Surprisingly, even former president Bill Clinton has changed his mind over the years about relinquishing authority. He said during a speech at Arizona State University last month, “I understand in theory why we would like to have a multi-stakeholder process. I favor that. I just know that a lot of these so-called multi-stakeholders are really governments that want to gag people and restrict access to the Internet.”
When I was an attorney for Go Daddy Software, I saw firsthand the immense power ICANN has over the Internet. For example, it could make sweeping decisions related to .com, such as blocking certain viewpoints or countries from owning or even accessing .com domains. Put the wrong people in charge, and all sorts of groups - such as conservatives, Christians and Jews who are targeted in today’s politically correct era - could find themselves cut out from much of the Internet. Since the Internet pervades everything we do today in our lives, this would have a chilling effect on the communication and free speech rights of such groups.
Academics from the Internet Governance Project, which backed the transfer, claim, “Far from ‘giving up’ something or ‘losing control’, the U.S. is sure to find that its policy has gained strength. We have just made it a lot harder for opponents of a free and open internet to pretend that what they are really against is an internet dominated by one hegemonic state.”
This is a mischaracterization. The “one hegemonic state” happens to be the country that will protect freedom of speech on the Internet more so than any other country. Giving countries like Russia and China control will lead to censorship. To believe otherwise is naive, considering their past behavior - including recently - of stamping out dissidents. Every week, there is another story in the news about an authoritarian country attempting to censor the Internet. One only has to look at the U.N. and the sinister treaties that have come out of it, instigated by oppressive governments, to see what happens when the U.S. is not permitted a primary role protecting freedom and liberty. The officials who say with a straight face there is nothing to worry about the transfer most likely have sinister motives themselves, such as a kickback from the transfer.

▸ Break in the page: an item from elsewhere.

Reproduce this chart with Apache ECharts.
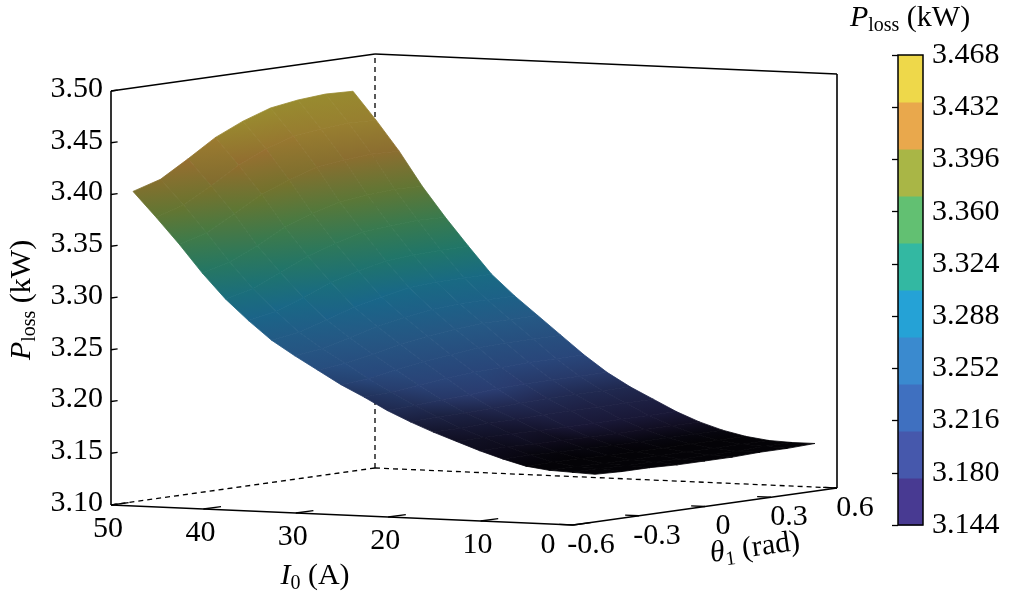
<!DOCTYPE html>
<html>
<head>
<meta charset="utf-8">
<script src="https://cdn.jsdelivr.net/npm/echarts@6/dist/echarts.min.js"></script>
<style>
html, body { margin: 0; padding: 0; background: #fff; }
#chart { width: 1012px; height: 607px; }
</style>
</head>
<body>
<div id="chart"></div>
<script>
// surface samples: one array per theta column, along I0
var i0Values = [0, 2.5, 5, 7.5, 10, 12.5, 15, 17.5, 20, 22.5, 25, 27.5, 30, 32.5, 35, 37.5, 40, 42.5, 45, 47.5, 50];
var thetaValues = [-0.5, -0.375, -0.25, -0.125, 0, 0.125, 0.25, 0.375, 0.5];
var lossThetaM500 = [3.146, 3.147, 3.148, 3.151, 3.157, 3.164, 3.172, 3.180, 3.189, 3.199, 3.211, 3.222, 3.235, 3.248, 3.262, 3.280, 3.300, 3.324, 3.351, 3.376, 3.400];
var lossThetaM375 = [3.145, 3.147, 3.148, 3.151, 3.157, 3.164, 3.172, 3.180, 3.190, 3.200, 3.212, 3.224, 3.238, 3.251, 3.266, 3.285, 3.306, 3.331, 3.358, 3.384, 3.408];
var lossThetaM250 = [3.145, 3.146, 3.147, 3.151, 3.156, 3.163, 3.172, 3.181, 3.190, 3.202, 3.215, 3.229, 3.243, 3.258, 3.274, 3.295, 3.318, 3.343, 3.373, 3.399, 3.424];
var lossThetaM125 = [3.144, 3.146, 3.147, 3.150, 3.156, 3.163, 3.171, 3.181, 3.191, 3.203, 3.218, 3.233, 3.249, 3.265, 3.283, 3.306, 3.330, 3.357, 3.388, 3.415, 3.441];
var lossTheta000  = [3.144, 3.145, 3.147, 3.150, 3.155, 3.162, 3.171, 3.182, 3.192, 3.205, 3.220, 3.236, 3.253, 3.270, 3.289, 3.313, 3.339, 3.367, 3.398, 3.427, 3.453];
var lossThetaP125 = [3.144, 3.145, 3.147, 3.150, 3.155, 3.162, 3.171, 3.182, 3.193, 3.206, 3.221, 3.239, 3.256, 3.274, 3.294, 3.319, 3.346, 3.374, 3.407, 3.436, 3.462];
var lossThetaP250 = [3.145, 3.145, 3.147, 3.150, 3.155, 3.162, 3.171, 3.182, 3.193, 3.206, 3.222, 3.240, 3.258, 3.276, 3.296, 3.321, 3.348, 3.377, 3.410, 3.439, 3.466];
var lossThetaP375 = [3.145, 3.146, 3.147, 3.150, 3.155, 3.162, 3.171, 3.182, 3.193, 3.206, 3.222, 3.240, 3.258, 3.276, 3.296, 3.322, 3.350, 3.379, 3.412, 3.441, 3.468];
var lossThetaP500 = [3.146, 3.146, 3.147, 3.150, 3.155, 3.162, 3.171, 3.182, 3.193, 3.206, 3.222, 3.240, 3.258, 3.276, 3.296, 3.322, 3.349, 3.378, 3.411, 3.440, 3.467];
var lossColumns = [lossThetaM500, lossThetaM375, lossThetaM250, lossThetaM125, lossTheta000,
                   lossThetaP125, lossThetaP250, lossThetaP375, lossThetaP500];

// axes
var i0Ticks = [50, 40, 30, 20, 10, 0];
var thetaTicks = [-0.6, -0.3, 0, 0.3, 0.6];
var zTicks = [3.10, 3.15, 3.20, 3.25, 3.30, 3.35, 3.40, 3.45, 3.50];
var i0Range = [0, 50];
var thetaRange = [-0.6, 0.6];
var zRange = [3.10, 3.50];

// colour bar (bands from bottom to top)
var cbarMin = 3.144;
var cbarMax = 3.468;
var cbarStep = 0.036;
var cbarColors = ['#483a92', '#4658ac', '#3f70c0', '#3a8acf', '#25a2d6',
                  '#33b8a2', '#62c072', '#a9b646', '#e9a84c', '#eed84a'];

var FONT = 'Liberation Serif';

// orthographic view of the box: front-bottom corner and the three edge vectors
var O = [573, 525], U = [-462, -20], V = [264, -37], W = [0, -414];
var VIEW = [0.5714, 1, -0.1173];
var LIGHT = (function () {
    var l = [-0.5714, -1, -0.15], m = Math.hypot(l[0], l[1], l[2]);
    return [l[0] / m, l[1] / m, l[2] / m];
})();

function norm(v, r) { return (v - r[0]) / (r[1] - r[0]); }
function proj(I, th, z) {
    var u = norm(I, i0Range), v = norm(th, thetaRange), w = norm(z, zRange);
    return [O[0] + u * U[0] + v * V[0] + w * W[0], O[1] + u * U[1] + v * V[1] + w * W[1]];
}

function hexRgb(h) {
    return [parseInt(h.slice(1, 3), 16), parseInt(h.slice(3, 5), 16), parseInt(h.slice(5, 7), 16)];
}
var cbarRgb = cbarColors.map(hexRgb);
function cmap(z) {
    var n = cbarRgb.length;
    var t = norm(z, [cbarMin, cbarMax]) * n - 0.5;
    t = Math.max(0, Math.min(n - 1, t));
    var k = Math.min(n - 2, Math.floor(t)), f = t - k;
    return [0, 1, 2].map(function (c) { return cbarRgb[k][c] + (cbarRgb[k + 1][c] - cbarRgb[k][c]) * f; });
}

var nI = i0Values.length, nT = thetaValues.length;
function zAt(i, j) { return lossColumns[j][i]; }

// vertex shading from the surface normal (light near the camera)
var vertexColor = [];
for (var i = 0; i < nI; i++) {
    vertexColor.push([]);
    for (var j = 0; j < nT; j++) {
        var a = Math.max(0, i - 1), b = Math.min(nI - 1, i + 1);
        var c = Math.max(0, j - 1), d = Math.min(nT - 1, j + 1);
        var dwdu = (norm(zAt(b, j), zRange) - norm(zAt(a, j), zRange)) /
                   (norm(i0Values[b], i0Range) - norm(i0Values[a], i0Range));
        var dwdv = (norm(zAt(i, d), zRange) - norm(zAt(i, c), zRange)) /
                   (norm(thetaValues[d], thetaRange) - norm(thetaValues[c], thetaRange));
        var len = Math.hypot(dwdu, dwdv, 1);
        var cos = (-dwdu * LIGHT[0] - dwdv * LIGHT[1] + LIGHT[2]) / len;
        var k = Math.max(0.05, Math.min(0.64, 0.05 + 2.9 * Math.max(cos, 0)));
        vertexColor[i].push(cmap(zAt(i, j)).map(function (x) { return x * k; }));
    }
}
function rgb(c) {
    return 'rgb(' + c.map(function (x) { return Math.round(Math.max(0, Math.min(255, x))); }).join(',') + ')';
}

// quads sorted far to near
var quads = [];
for (var qi = 0; qi < nI - 1; qi++) {
    for (var qj = 0; qj < nT - 1; qj++) {
        var u = norm((i0Values[qi] + i0Values[qi + 1]) / 2, i0Range);
        var v = norm((thetaValues[qj] + thetaValues[qj + 1]) / 2, thetaRange);
        var w = norm((zAt(qi, qj) + zAt(qi + 1, qj + 1)) / 2, zRange);
        quads.push([qi, qj, VIEW[0] * u + VIEW[1] * v + VIEW[2] * w]);
    }
}
quads.sort(function (p, q) { return q[2] - p[2]; });

// best single-direction linear gradient through the four corner colours
function quadGradient(pts, cols) {
    var mx = 0, my = 0, mc = [0, 0, 0];
    pts.forEach(function (p, k) {
        mx += p[0] / 4; my += p[1] / 4;
        for (var ch = 0; ch < 3; ch++) mc[ch] += cols[k][ch] / 4;
    });
    var sxx = 0, sxy = 0, syy = 0, sxc = [0, 0, 0], syc = [0, 0, 0];
    pts.forEach(function (p, k) {
        var dx = p[0] - mx, dy = p[1] - my;
        sxx += dx * dx; sxy += dx * dy; syy += dy * dy;
        for (var ch = 0; ch < 3; ch++) {
            sxc[ch] += dx * (cols[k][ch] - mc[ch]);
            syc[ch] += dy * (cols[k][ch] - mc[ch]);
        }
    });
    var det = sxx * syy - sxy * sxy;
    var g = [0, 0, 0].map(function (_, ch) {
        if (Math.abs(det) < 1e-9) return [0, 0];
        return [(syy * sxc[ch] - sxy * syc[ch]) / det, (sxx * syc[ch] - sxy * sxc[ch]) / det];
    });
    var m00 = 0, m01 = 0, m11 = 0;
    g.forEach(function (b) { m00 += b[0] * b[0]; m01 += b[0] * b[1]; m11 += b[1] * b[1]; });
    var ang = 0.5 * Math.atan2(2 * m01, m00 - m11);
    var dir = [Math.cos(ang), Math.sin(ang)];
    var ts = pts.map(function (p) { return (p[0] - mx) * dir[0] + (p[1] - my) * dir[1]; });
    var t0 = Math.min.apply(null, ts), t1 = Math.max.apply(null, ts);
    if (t1 - t0 < 1e-6) { t0 -= 0.5; t1 += 0.5; }
    function colAt(t) {
        return mc.map(function (m, ch) { return m + (g[ch][0] * dir[0] + g[ch][1] * dir[1]) * t; });
    }
    return new echarts.graphic.LinearGradient(
        mx + dir[0] * t0, my + dir[1] * t0, mx + dir[0] * t1, my + dir[1] * t1,
        [{ offset: 0, color: rgb(colAt(t0)) }, { offset: 1, color: rgb(colAt(t1)) }], true);
}

function renderSurface(params, api) {
    var i = api.value(0), j = api.value(1);
    var idx = [[i, j], [i, j + 1], [i + 1, j + 1], [i + 1, j]];
    var pts = idx.map(function (p) {
        return api.coord(proj(i0Values[p[0]], thetaValues[p[1]], zAt(p[0], p[1])));
    });
    var cols = idx.map(function (p) { return vertexColor[p[0]][p[1]]; });
    var grad = quadGradient(pts, cols);
    return {
        type: 'polygon',
        shape: { points: pts },
        style: { fill: grad, stroke: grad, lineWidth: 0.8 }
    };
}

function seg(api, p, q, dashed, width) {
    var a = api.coord(p), b = api.coord(q);
    return {
        type: 'line',
        shape: { x1: a[0], y1: a[1], x2: b[0], y2: b[1] },
        style: { stroke: '#000', lineWidth: width || 1.3, lineDash: dashed ? [5, 4] : null }
    };
}

var I1 = i0Range[1], I0 = i0Range[0], T0 = thetaRange[0], T1 = thetaRange[1], Z0 = zRange[0], Z1 = zRange[1];

function renderBack(params, api) {
    return {
        type: 'group',
        children: [
            seg(api, proj(I1, T1, Z0), proj(I1, T1, Z1), true),
            seg(api, proj(I1, T1, Z0), proj(I1, T0, Z0), true),
            seg(api, proj(I1, T1, Z0), proj(I0, T1, Z0), true)
        ]
    };
}

function renderFront(params, api) {
    var ch = [
        seg(api, proj(I1, T0, Z0), proj(I0, T0, Z0), false, 1.6),
        seg(api, proj(I0, T0, Z0), proj(I0, T1, Z0), false, 1.6),
        seg(api, proj(I1, T0, Z0), proj(I1, T0, Z1), false, 1.6),
        seg(api, proj(I0, T1, Z0), proj(I0, T1, Z1), false, 1.6),
        seg(api, proj(I1, T0, Z1), proj(I1, T1, Z1), false, 1.6),
        seg(api, proj(I1, T1, Z1), proj(I0, T1, Z1), false, 1.6)
    ];
    i0Ticks.forEach(function (t) { ch.push(seg(api, proj(t, T0, Z0), proj(t, T0 + 0.08, Z0), false, 1.3)); });
    thetaTicks.forEach(function (t) { ch.push(seg(api, proj(I0, t, Z0), proj(I0 + 1.5, t, Z0), false, 1.3)); });
    zTicks.forEach(function (t) { ch.push(seg(api, proj(I1, T0, t), proj(I1, T0 + 0.03, t), false, 1.3)); });
    return { type: 'group', children: ch };
}

var rich = {
    i: { fontFamily: FONT, fontStyle: 'italic', fontSize: 30, color: '#000' },
    s: { fontFamily: FONT, fontSize: 20, color: '#000', padding: [16, 0, 0, 0] },
    r: { fontFamily: FONT, fontSize: 30, color: '#000' }
};
function label(x, y, text, align, rot) {
    return {
        type: 'text', x: x, y: y, rotation: rot || 0,
        style: {
            text: text, fontFamily: FONT, fontSize: 30, fill: '#000',
            align: align || 'center', verticalAlign: 'middle', rich: rich
        }
    };
}

function renderLabels(params, api) {
    var ch = [];
    zTicks.forEach(function (t) {
        var p = api.coord(proj(I1, T0, t));
        ch.push(label(p[0] - 8, p[1] - 2, t.toFixed(2), 'right'));
    });
    i0Ticks.forEach(function (t) {
        var p = api.coord(proj(t, T0, Z0));
        var off = t === I0 ? [-25, 20] : [-3, 24];
        ch.push(label(p[0] + off[0], p[1] + off[1], String(t)));
    });
    thetaTicks.forEach(function (t) {
        var p = api.coord(proj(I0, t, Z0));
        ch.push(label(p[0] + 18, p[1] + 20, String(t)));
    });
    ch.push(label(22, 300, '{i|P}{s|loss}{r| (kW)}', 'center', Math.PI / 2));
    ch.push(label(315, 576, '{i|I}{s|0}{r| (A)}', 'center'));
    ch.push(label(755, 548, '{i|θ}{s|1}{r| (rad)}', 'center', Math.atan2(37, 264)));
    ch.push(label(910, 18, '{i|P}{s|loss}{r| (kW)}', 'center'));
    return { type: 'group', children: ch };
}

var cbarBands = cbarColors.map(function (c, k) { return [k]; });
function renderBar(params, api) {
    var k = api.value(0), h = (cbarMax - cbarMin) / cbarColors.length;
    var p1 = api.coord([0, cbarMin + (k + 1) * h]);
    var p2 = api.coord([1, cbarMin + k * h]);
    return {
        type: 'rect',
        shape: { x: p1[0], y: p1[1], width: p2[0] - p1[0], height: p2[1] - p1[1] + 0.5 },
        style: { fill: cbarColors[k] }
    };
}

var chart = echarts.init(document.getElementById('chart'));
chart.setOption({
    animation: false,
    backgroundColor: '#fff',
    grid: [
        { left: 0, right: 0, top: 0, bottom: 0 },
        { left: 898, top: 55, width: 25, height: 470, show: true, borderColor: '#000', borderWidth: 1.5, backgroundColor: 'transparent', z: 5 }
    ],
    xAxis: [
        { type: 'value', min: 0, max: 1012, show: false, gridIndex: 0 },
        { type: 'value', min: 0, max: 1, show: false, gridIndex: 1 }
    ],
    yAxis: [
        { type: 'value', min: 0, max: 607, inverse: true, show: false, gridIndex: 0 },
        {
            type: 'value', gridIndex: 1, min: cbarMin, max: cbarMax, interval: cbarStep, position: 'right',
            axisLine: { show: false },
            axisTick: { show: true, inside: true, length: 6, lineStyle: { color: '#000', width: 1.3 } },
            splitLine: { show: false },
            axisLabel: {
                margin: 9, color: '#000', fontFamily: FONT, fontSize: 30,
                formatter: function (v) { return v.toFixed(3); }
            }
        }
    ],
    series: [
        { type: 'custom', name: 'back', xAxisIndex: 0, yAxisIndex: 0, data: [[0, 0]], renderItem: renderBack, silent: true, z: 1 },
        { type: 'custom', name: 'surface', xAxisIndex: 0, yAxisIndex: 0, data: quads, renderItem: renderSurface, silent: true, z: 2 },
        { type: 'custom', name: 'front', xAxisIndex: 0, yAxisIndex: 0, data: [[0, 0]], renderItem: renderFront, silent: true, z: 3 },
        { type: 'custom', name: 'labels', xAxisIndex: 0, yAxisIndex: 0, data: [[0, 0]], renderItem: renderLabels, silent: true, z: 4 },
        { type: 'custom', name: 'colorbar', xAxisIndex: 1, yAxisIndex: 1, data: cbarBands, renderItem: renderBar, silent: true, z: 2 }
    ]
});
</script>
</body>
</html>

There wasn’t much media coverage of Obama’s decision to transfer control. The decision was announced on March 14, 2014, a Friday afternoon, by the Department of Commerce. When the government makes announcements on Friday afternoons, it usually means someone is trying to bury the news, since news outlets are less likely to make them a big story over the weekend, and people are less likely to read the news then. Obama is hoping the American people will buy the administration’s platitude that it is merely a small administrative move, nothing substantive. After all of Obama’s lies at this point, no one should believe him. George Washington once said, “If the freedom of speech is taken away then dumb and silent we may be led, like sheep to the slaughter.” Even Bill Clinton now understands this. Obama doesn’t.